An example may be the use of a different geodetic datum1 – where, if used throughout the analysis, may not cause any major problems. Problems will arise though where an analysis uses data from different sources and with different biases – for example data sources that use different geodetic datums, or where identifications may have been carried out using an earlier version of a nomenclatural code.

“Because error is inescapable, it should be recognized as a fundamental dimension of data” (Chrisman 1991). Only when error is included in a representation of the data is it possible to answer questions about limitations in the data, and even limitations in current knowledge. Known errors in the three dimensions of space, attribute and time need to be measured, calculated, recorded and documented.

Validation and Cleaning

Validation is a process used to determine if data are inaccurate, incomplete, or unreasonable. The process may include format checks, completeness checks, reasonableness checks, limit checks, review of the data to identify outliers (geographic, statistical, temporal or environmental) or other errors, and assessment of data by subject area experts (e.g. taxonomic specialists). These processes usually result in flagging, documenting and subsequent checking of suspect records. Validation checks may also involve checking for compliance against applicable standards, rules, and conventions. A key stage in data validation and cleaning is to identify the root causes of the errors detected and to focus on preventing those errors from re-occurring (Redman 2001).

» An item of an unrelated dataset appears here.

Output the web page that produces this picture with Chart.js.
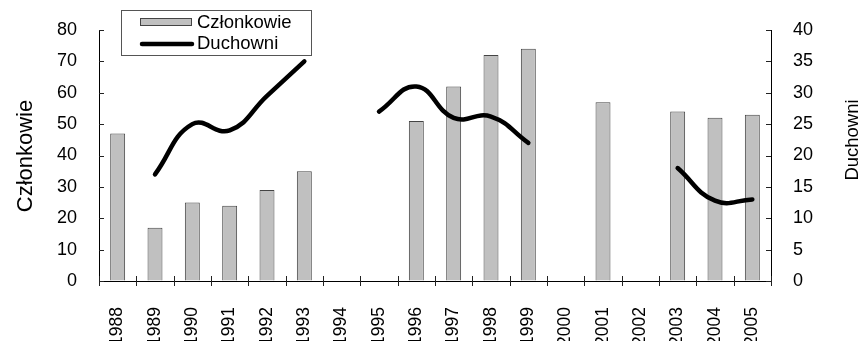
<!DOCTYPE html>
<html>
<head>
<meta charset="utf-8">
<script src="https://cdn.jsdelivr.net/npm/chart.js@4"></script>
<style>
  html, body { margin: 0; padding: 0; background: #fff; }
</style>
</head>
<body>
<canvas id="myChart" width="861" height="341"></canvas>
<script>
var years = ["1988","1989","1990","1991","1992","1993","1994","1995","1996","1997","1998","1999","2000","2001","2002","2003","2004","2005"];
var czlonkowie = [47, 17, 25, 24, 29, 35, null, null, 51, 62, 72, 74, null, 57, null, 54, 52, 53];
var duchowni = [null, 17, 25, 24, 29.5, 35, null, 27, 31, 26, 26.2, 22, null, null, null, 18, 12.8, 13];
var leftMax = 80, leftStep = 10;
var rightMax = 40, rightStep = 5;

var fontName = "'Liberation Sans', Arial, sans-serif";

// legend, axis titles and inside tick marks, drawn like the excel original
var extras = {
  id: "extras",
  afterDraw: function (chart) {
    var ctx = chart.ctx, a = chart.chartArea;
    var x = chart.scales.x, y = chart.scales.y, y1 = chart.scales.y1;
    ctx.save();
    ctx.strokeStyle = "#222";
    ctx.lineWidth = 1;
    ctx.beginPath();
    y.ticks.forEach(function (t) {
      var py = Math.round(y.getPixelForValue(t.value)) + 0.5;
      ctx.moveTo(a.left, py); ctx.lineTo(a.left + 5, py);
    });
    y1.ticks.forEach(function (t) {
      var py = Math.round(y1.getPixelForValue(t.value)) + 0.5;
      ctx.moveTo(a.right - 5, py); ctx.lineTo(a.right, py);
    });
    var cw = (a.right - a.left) / years.length;
    for (var i = 0; i <= years.length; i++) {
      var px = Math.round(x.getPixelForValue(0) - cw / 2 + i * cw) + 0.5;
      ctx.moveTo(px, a.bottom - 5); ctx.lineTo(px, a.bottom + 5);
    }
    ctx.stroke();

    // axis titles
    ctx.fillStyle = "#000";
    ctx.textAlign = "center";
    ctx.textBaseline = "alphabetic";
    ctx.save();
    ctx.translate(32, 156);
    ctx.rotate(-Math.PI / 2);
    ctx.font = "22px " + fontName;
    ctx.fillText("Członkowie", 0, 0);
    ctx.restore();
    ctx.save();
    ctx.translate(858, 140);
    ctx.rotate(-Math.PI / 2);
    ctx.font = "18.5px " + fontName;
    ctx.fillText("Duchowni", 0, 0);
    ctx.restore();

    // legend box
    ctx.fillStyle = "#fff";
    ctx.fillRect(121.5, 10.5, 190, 45);
    ctx.strokeStyle = "#555";
    ctx.strokeRect(121.5, 10.5, 190, 45);
    ctx.fillStyle = "#c0c0c0";
    ctx.fillRect(140.5, 18.5, 51, 7);
    ctx.strokeStyle = "#444";
    ctx.strokeRect(140.5, 18.5, 51, 7);
    ctx.strokeStyle = "#000";
    ctx.lineWidth = 4.5;
    ctx.lineCap = "round";
    ctx.beginPath();
    ctx.moveTo(142, 44); ctx.lineTo(192, 44);
    ctx.stroke();
    ctx.fillStyle = "#000";
    ctx.font = "18.5px " + fontName;
    ctx.textAlign = "left";
    ctx.textBaseline = "middle";
    ctx.fillText("Członkowie", 197, 22.5);
    ctx.fillText("Duchowni", 197, 44);
    ctx.restore();
  }
};

new Chart("myChart", {
  type: "bar",
  data: {
    labels: years,
    datasets: [{
      type: "line",
      label: "Duchowni",
      data: duchowni,
      yAxisID: "y1",
      borderColor: "#000",
      borderWidth: 4.5,
      borderCapStyle: "round",
      tension: 0.45,
      pointRadius: 0,
      spanGaps: false,
      order: 0
    }, {
      label: "Członkowie",
      data: czlonkowie,
      yAxisID: "y",
      backgroundColor: "#c0c0c0",
      borderColor: "#444",
      borderWidth: 1,
      categoryPercentage: 1,
      barPercentage: 0.4,
      order: 1
    }]
  },
  options: {
    responsive: false,
    animation: false,
    layout: { padding: { top: 30, left: 0, right: 0, bottom: 0 } },
    plugins: {
      legend: { display: false },
      tooltip: { enabled: false }
    },
    scales: {
      x: {
        offset: true,
        grid: { display: true, drawOnChartArea: false, drawTicks: false },
        border: { display: true, color: "#000", width: 1 },
        ticks: { color: "#000", font: { family: fontName, size: 17.5 }, minRotation: 90, maxRotation: 90, padding: 26, autoSkip: false },
        afterFit: function (s) { s.height = 60; s.paddingTop = 0; }
      },
      y: {
        position: "left",
        min: 0, max: leftMax,
        grid: { display: true, drawOnChartArea: false, drawTicks: false },
        border: { display: true, color: "#000", width: 1 },
        ticks: { color: "#000", font: { family: fontName, size: 18 }, stepSize: leftStep, padding: 22 },
        afterFit: function (s) { s.width = 99; s.paddingTop = 0; }
      },
      y1: {
        position: "right",
        min: 0, max: rightMax,
        grid: { display: true, drawOnChartArea: false, drawTicks: false },
        border: { display: true, color: "#000", width: 1 },
        ticks: { color: "#000", font: { family: fontName, size: 18 }, stepSize: rightStep, padding: 22 },
        afterFit: function (s) { s.width = 90; s.paddingTop = 0; }
      }
    }
  },
  plugins: [extras]
});
</script>
</body>
</html>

Data cleaning refers to the process of “fixing” errors in the data that have been identified during the validation process. The term is synonymous with “data cleansing”, although some use data cleansing to encompass both data validation and data cleaning. It is important in the data cleaning process that data is not inadvertently lost, and changes to existing information be carried out very carefully. It is often better to retain both the old (original data) and the new (corrected data) side by side in the database so that if mistakes are made in the cleaning process, the original information can be recovered.